Germain Rœsz, 2008 – 2010

En décembre 2011 Andrej me donne son dernier catalogue.

Je reprends, je relis le texte que j’avais déjà écrit et je me dis que cela correspond toujours à l’ensemble de l’œuvre mais que certains points différents apparaissent.
Dans quelques images ce sont les chaises qui viennent comme une triple présence : la chaise bien réelle, le fantôme de la chaise, et le giron qui témoigne toujours d’une ancienne présence humaine. Elles contextalisent aussi l’époque en référence, un design industriel, des ‘sky’ soixantenaires, un Robin Day égaré, mais aussi la danse esquissée de tous ces moments où des humains discutèrent, se rassemblèrent, organisèrent leurs dialogues et leurs luttes. Transparences et présences. Chaos et ordres. Dans single case II de 2008 la chaise est seule face à la présence du photographe. Entretien d’un bout de terre à l’autre. Solitude infinie d’un interrogatoire en devenir. Plus loin, dans une autre image, la chaise, la même, presque translucide, debout et renversée au bas d’un escalier renvoie à la vanité des images, à ce qui nous reste. Toute chute dans l’enfer des programmes sociaux imposés met à terre la conscience. Il y a dans ce travail dans le même temps une mélancolie et une révolte. C’est cet entredeux, cet antre dévorateur de sens que le photographe capture. Ce terme de capture, peut-être trop souvent utilisé, nécessite ici quelques éclaircissements. Cela signifie que le réel (même celui qui parle d’un passé oublié) porte du vivant, montre une présence qui hante l’image en devenir. Ainsi les paysages de Pirrwitz sont des images toujours-là pour le réel de la photographie.

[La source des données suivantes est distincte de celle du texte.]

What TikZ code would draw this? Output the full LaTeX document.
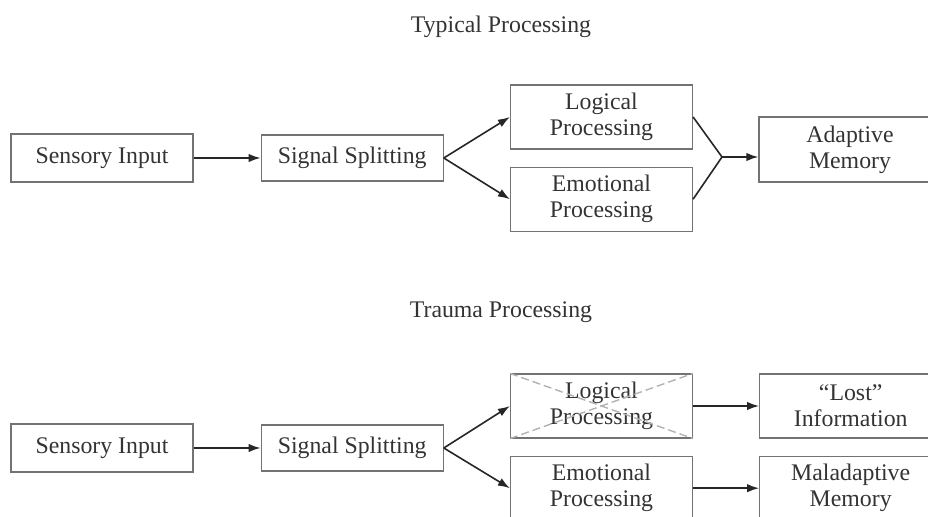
\documentclass[tikz,border=0pt]{standalone}
\usepackage{fontspec}
\setmainfont{Liberation Serif}
\usetikzlibrary{positioning,arrows.meta}

\tikzset{
    box/.style = {draw=black!55, line width=0.6pt, text=black!80, align=center,
                  minimum width=91pt, inner sep=0pt,
                  font=\fontsize{11.9}{13}\selectfont},
    title/.style = {text=black!80, inner sep=0pt, font=\fontsize{11.9}{13}\selectfont},
    flow/.style = {draw=black!85, line width=0.8pt, -{Latex[length=6pt,width=4.2pt]}},
    cross/.style = {draw=black!30, line width=0.7pt, dash pattern=on 4pt off 2pt}
}

\begin{document}
\begin{tikzpicture}[x=0.5pt, y=-0.5pt]
    \useasboundingbox (0,0) rectangle (928,517);
    \clip (0,0) rectangle (928,517);

    % typical processing
    \node[title] (t1) at (501,27) {Typical Processing};
    \node[box, minimum height=24pt] (si1) at (102,158) {Sensory Input};
    \node[box, minimum height=23pt] (ss1) [right = 33.5pt of si1] {Signal Splitting};
    \node[box, minimum height=32pt] (lp1) at (601.5,117) {Logical\\Processing};
    \node[box, minimum height=32pt] (ep1) [below = 8.5pt of lp1] {Emotional\\Processing};
    \node[box, minimum height=32.5pt] (am1) at (850,149.5) {Adaptive\\Memory};
    \coordinate (j1) at (722,157);
    \draw[flow] (si1) -- (ss1);
    \draw[flow] (ss1.east) -- (lp1.west);
    \draw[flow] (ss1.east) -- (ep1.west);
    \draw[line width=0.8pt, black!85] (lp1.east) -- (j1) -- (ep1.east);
    \draw[flow] (j1) -- (j1 -| am1.west);

    % trauma processing
    \node[title] (t2) at (501,312) {Trauma Processing};
    \node[box, minimum height=24pt] (si2) at (102,448) {Sensory Input};
    \node[box, minimum height=23pt] (ss2) [right = 33.5pt of si2] {Signal Splitting};
    \node[box, minimum height=32pt] (lp2) at (601.5,406) {Logical\\Processing};
    \node[box, minimum height=32pt] (ep2) [below = 8.5pt of lp2] {Emotional\\Processing};
    \node[box, minimum height=32pt] (li) [right = 33pt of lp2] {``Lost''\\Information};
    \node[box, minimum height=32pt] (mm) [right = 33pt of ep2] {Maladaptive\\Memory};
    \draw[cross] (lp2.north west) -- (lp2.south east);
    \draw[cross] (lp2.south west) -- (lp2.north east);
    \draw[flow] (si2) -- (ss2);
    \draw[flow] (ss2.east) -- (lp2.west);
    \draw[flow] (ss2.east) -- (ep2.west);
    \draw[flow] (lp2) -- (li);
    \draw[flow] (ep2) -- (mm);
\end{tikzpicture}
\end{document}
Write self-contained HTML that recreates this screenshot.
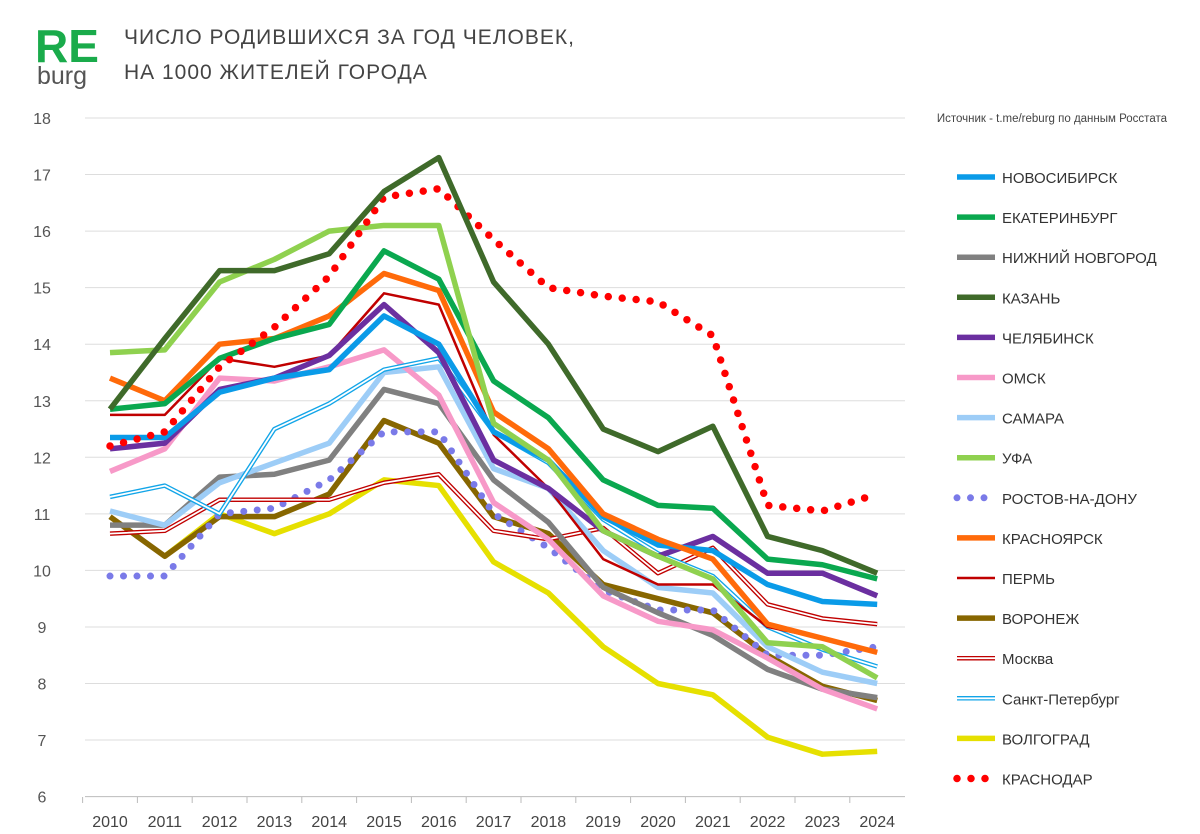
<!DOCTYPE html>
<html><head><meta charset="utf-8">
<style>
body{margin:0;background:#fff;width:1200px;height:834px;overflow:hidden;font-family:"Liberation Sans",sans-serif}
svg{position:absolute;left:0;top:0}
</style></head><body>
<svg id="c" width="1200" height="834" xmlns="http://www.w3.org/2000/svg">
<text x="35" y="62" font-size="46" font-weight="bold" fill="#1aab4b">RE</text>
<text x="37" y="84" font-size="25" fill="#555">burg</text>
<text x="124" y="44" font-size="21" fill="#444" letter-spacing="1">ЧИСЛО РОДИВШИХСЯ ЗА ГОД ЧЕЛОВЕК,</text>
<text x="124" y="79" font-size="21" fill="#444" letter-spacing="1">НА 1000 ЖИТЕЛЕЙ ГОРОДА</text>
<text x="1167" y="122" font-size="11.5" fill="#444" text-anchor="end">Источник - t.me/reburg по данным Росстата</text>
<g id="grid"></g><g id="lines"></g><g id="legend"></g>
</svg>
<script>
const years=[2010,2011,2012,2013,2014,2015,2016,2017,2018,2019,2020,2021,2022,2023,2024];
const yTicks=[6,7,8,9,10,11,12,13,14,15,16,17,18];
const names=["НОВОСИБИРСК","ЕКАТЕРИНБУРГ","НИЖНИЙ НОВГОРОД","КАЗАНЬ","ЧЕЛЯБИНСК","ОМСК","САМАРА","УФА","РОСТОВ-НА-ДОНУ","КРАСНОЯРСК","ПЕРМЬ","ВОРОНЕЖ","Москва","Санкт-Петербург","ВОЛГОГРАД","КРАСНОДАР"];
const novosibirsk=[12.35,12.35,13.15,13.4,13.55,14.5,14.0,12.45,11.95,10.95,10.45,10.35,9.75,9.45,9.4];
const ekaterinburg=[12.85,12.95,13.75,14.1,14.35,15.65,15.15,13.35,12.7,11.6,11.15,11.1,10.2,10.1,9.85];
const nnovgorod=[10.8,10.8,11.65,11.7,11.95,13.2,12.95,11.6,10.85,9.7,9.25,8.85,8.25,7.9,7.75];
const kazan=[12.85,14.1,15.3,15.3,15.6,16.7,17.3,15.1,14.0,12.5,12.1,12.55,10.6,10.35,9.95];
const chelyabinsk=[12.15,12.25,13.2,13.4,13.8,14.7,13.85,11.95,11.45,10.7,10.25,10.6,9.95,9.95,9.55];
const omsk=[11.75,12.15,13.4,13.35,13.6,13.9,13.1,11.2,10.55,9.55,9.1,8.95,8.45,7.9,7.55];
const samara=[11.05,10.8,11.55,11.9,12.25,13.5,13.6,11.8,11.45,10.35,9.7,9.6,8.65,8.2,8.0];
const ufa=[13.85,13.9,15.1,15.5,16.0,16.1,16.1,12.6,11.95,10.7,10.25,9.85,8.72,8.65,8.1];
const rostov=[9.9,9.9,11.0,11.1,11.6,12.45,12.45,11.0,10.4,9.65,9.3,9.3,8.5,8.5,8.65];
const krasnoyarsk=[13.4,13.0,14.0,14.1,14.5,15.25,14.95,12.8,12.15,11.0,10.55,10.2,9.05,8.8,8.55];
const perm=[12.75,12.75,13.75,13.6,13.8,14.9,14.7,12.4,11.45,10.2,9.75,9.75,9.0,8.8,8.55];
const voronezh=[10.95,10.25,10.95,10.95,11.35,12.65,12.25,10.95,10.65,9.75,9.5,9.25,8.5,7.95,7.7];
const moscow=[10.65,10.7,11.25,11.25,11.25,11.55,11.7,10.7,10.55,10.75,9.95,10.4,9.4,9.15,9.05];
const spb=[11.3,11.5,11.0,12.5,12.95,13.55,13.75,12.45,11.9,10.9,10.3,9.9,9.0,8.6,8.3];
const volgograd=[null,10.25,11.0,10.65,11.0,11.6,11.5,10.15,9.6,8.65,8.0,7.8,7.05,6.75,6.8];
const krasnodar=[12.2,12.45,13.6,14.3,15.2,16.6,16.75,15.85,15.0,14.85,14.75,14.15,11.15,11.05,11.35];
const series=[novosibirsk,ekaterinburg,nnovgorod,kazan,chelyabinsk,omsk,samara,ufa,rostov,krasnoyarsk,perm,voronezh,moscow,spb,volgograd,krasnodar];
const styles=[
 {c:"#0a9be8",w:5.5},{c:"#0aa84f",w:5.5},{c:"#808080",w:5.5},{c:"#3f6a2a",w:5.5},{c:"#6b2fa0",w:5.5},{c:"#f799c8",w:5.5},{c:"#9dcdf7",w:5.5},{c:"#8fd14f",w:5.5},
 {c:"#7a7ae8",w:7,dot:13.5},{c:"#ff6a0a",w:5.5},{c:"#c00000",w:2.5},{c:"#876600",w:5.5},{c:"#c00000",w:4.5,dbl:1},{c:"#12a5e8",w:4.5,dbl:1},{c:"#e6e000",w:5.5},{c:"#ff0000",w:7.5,dot:14}];
const order=[14,11,8,12,2,6,5,13,10,4,0,9,1,7,15,3];
const X=v=>110+(v-2010)*54.8, Y=v=>118+(18-v)*56.55;
const NS="http://www.w3.org/2000/svg";
const grid=document.getElementById('grid'),lines=document.getElementById('lines'),leg=document.getElementById('legend');
function mk(tag,at,p){const e=document.createElementNS(NS,tag);for(const k in at)e.setAttribute(k,at[k]);p.appendChild(e);return e;}
yTicks.forEach(t=>{
 const l=mk('line',{x1:85,x2:905,y1:Y(t),y2:Y(t),stroke:t==6?'#bbb':'#ddd','stroke-width':1},grid);
 
 
 const tx=mk('text',{x:42,y:Y(t)+6,'font-size':16,fill:'#555','text-anchor':'middle'},grid);tx.textContent=t;
 
 
});
years.forEach(yr=>{
 const tx=mk('text',{x:X(yr),y:827,'font-size':16,fill:'#444','text-anchor':'middle'},grid);tx.textContent=yr;
 
 
 const tk=mk('line',{x1:X(yr)-27.4,x2:X(yr)-27.4,y1:797,y2:803,stroke:'#bbb'},grid);
 
 
});
function draw(g,pts,s){
 const at={points:pts,fill:'none',stroke:s.c,'stroke-width':s.w,'stroke-linejoin':'round'};
 if(s.dot){at['stroke-dasharray']='0 '+s.dot;at['stroke-linecap']='round';}
 mk('polyline',at,g);
 if(s.dbl)mk('polyline',{points:pts,fill:'none',stroke:'#fff','stroke-width':1.8,'stroke-linejoin':'round'},g);
}
order.forEach(i=>{
 const pts=series[i].map((v,j)=>v==null?null:X(years[j])+','+Y(v)).filter(p=>p).join(' ');
 const g=mk('g',{},lines);
 
 
 draw(g,pts,styles[i]);
});
names.forEach((n,i)=>{
 const y=177+i*40.1;
 const g=mk('g',{},leg);
 
 
 draw(g,'957,'+y+' 995,'+y,styles[i]);
 const tx=mk('text',{x:1002,y:y+6,'font-size':15,fill:'#333'},g);tx.textContent=n;
});
</script>
</body></html>
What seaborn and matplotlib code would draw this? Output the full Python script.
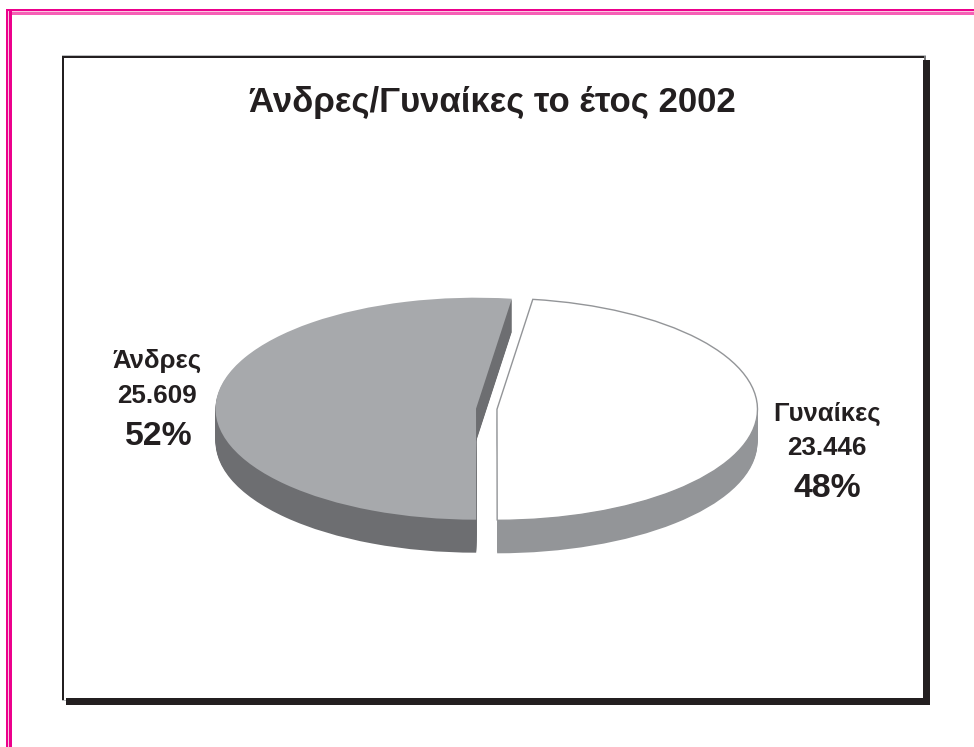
import matplotlib
matplotlib.use("Agg")
import matplotlib.pyplot as plt
from matplotlib.patches import Rectangle
import numpy as np
import seaborn as sns

TITLE = "Άνδρες/Γυναίκες το έτος 2002"
categories = ["Άνδρες", "Γυναίκες"]
counts = [25609, 23446]
start_angle = 82.1

top_colors = ["#a7a9ac", "#ffffff"]
side_colors = ["#6d6e71", "#939598"]
INK = "#231f20"

sns.set_theme(style="white")
plt.rcParams["font.family"] = ["Liberation Sans", "DejaVu Sans"]

W, H = 974, 747
fig = plt.figure(figsize=(W / 100, H / 100), dpi=100, facecolor="white")


def px_rect(x0, y0, x1, y1, color, z=1):
    """Filled rectangle given in pixel coordinates, origin top-left."""
    fig.add_artist(Rectangle((x0 / W, 1 - y1 / H), (x1 - x0) / W, (y1 - y0) / H,
                             transform=fig.transFigure, facecolor=color,
                             edgecolor="none", zorder=z))


def px_text(x, y, s, size):
    """Bold centred text whose baseline sits at pixel row y."""
    fig.text(x / W, 1 - y / H, s, fontsize=size, fontweight="bold", color=INK,
             ha="center", va="baseline", zorder=5)


# Decorative double rule along the top and left of the page
PINK, PINK_SOFT, PINK_PALE = "#ec008c", "#f55fb5", "#fbc4e0"
px_rect(6, 9, W, 14.6, PINK_SOFT)
px_rect(6, 9, W, 11, PINK)
px_rect(9, 11, W, 12.3, PINK_PALE)
px_rect(6, 9, 12, H, PINK)
px_rect(8, 11, 9.4, H, PINK_PALE)
px_rect(12, 14.6, W, 16, "white")

# Chart panel: thin outline with a heavy drop shadow
px_rect(61.5, 55, 925.5, 56, "#bcbec0")
px_rect(62, 700, 70, 701, "#bcbec0")
px_rect(62, 56, 924, 57.6, INK)
px_rect(62, 56, 63.6, 699.5, INK)
px_rect(923.5, 56, 925.5, 60, "#77787b")
px_rect(923, 60, 930, 705, INK)
px_rect(66, 698, 930, 705, INK)

# Pie axes: one unit spans the ellipse radii, so the disc is tilted by the scales
CX, CY, RX, RY, DEPTH = 486.5, 409, 260.5, 111, 33
ax = fig.add_axes([0, 0, 1, 1], zorder=3)
ax.patch.set_alpha(0)
explode = [10.5 / RX, 10.5 / RX]

# Extrude the disc by stacking copies downward, then lay the lit face on top
for offset in np.arange(DEPTH, 0, -1.0):
    ax.pie(counts, startangle=start_angle, counterclock=True, explode=explode,
           colors=side_colors, center=(0, -offset / RY),
           wedgeprops={"linewidth": 0})
wedges, _ = ax.pie(counts, startangle=start_angle, counterclock=True,
                   explode=explode, colors=top_colors, center=(0, 0),
                   wedgeprops={"linewidth": 0})
wedges[1].set_edgecolor("#939598")
wedges[1].set_linewidth(1.0)

ax.set_aspect("auto")
ax.set_xlim(-CX / RX, (W - CX) / RX)
ax.set_ylim((CY - H) / RY, CY / RY)
ax.axis("off")

# Title and slice labels
px_text(492.5, 112, TITLE, 25)

total = sum(counts)
label_pos = [((157, 368), (157, 403), (159, 445)),
             ((827, 421), (826.5, 455), (827, 497))]
for name, value, (p_name, p_val, p_pct) in zip(categories, counts, label_pos):
    px_text(*p_name, name, 18.5)
    px_text(*p_val, f"{value:,}".replace(",", "."), 18.7)
    px_text(*p_pct, f"{round(value / total * 100)}%", 24.3)

fig.savefig("out.png", dpi=100, facecolor="white")
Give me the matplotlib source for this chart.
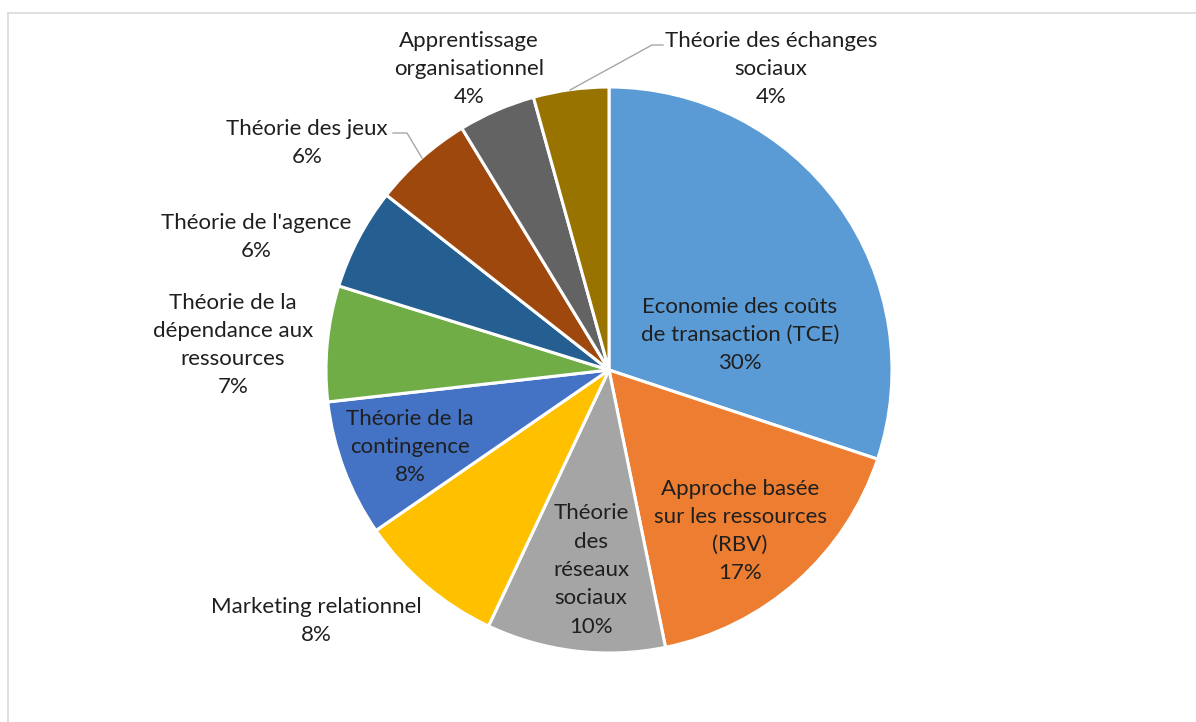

Il y aurait aussi beaucoup à dire sur la symétrie qui axe le monde désaxé. L’artiste fait ce travail par le corps qui répond à telle colonne, à tel objet, il le fait par les colonnes, par la lumière qui trace ses rayons dans la trame des gris. Les visages des humains sont toujours flous, inconnaissables : ils incarnent donc chacune et chacun d’entre nous. Mais le corps nu des femmes luit sur la paroi de béton, de poussière. Il reste alors que chaque aperception lève le désir. Dans ces lieux l’amour aussi a fait son travail entre fol espoir et désespoir, entre ruines et utopies. Le fantôme se reflète dans l’image qui se reflète dans sa texture. Mise en abîme transitoire jusqu’à la prochaine incertitude. L’intangible fragilité du monde qui se dérobe architecture, au plus loin, la mémoire humaine. Le travail fut de chair que la photographie encore et encore relève.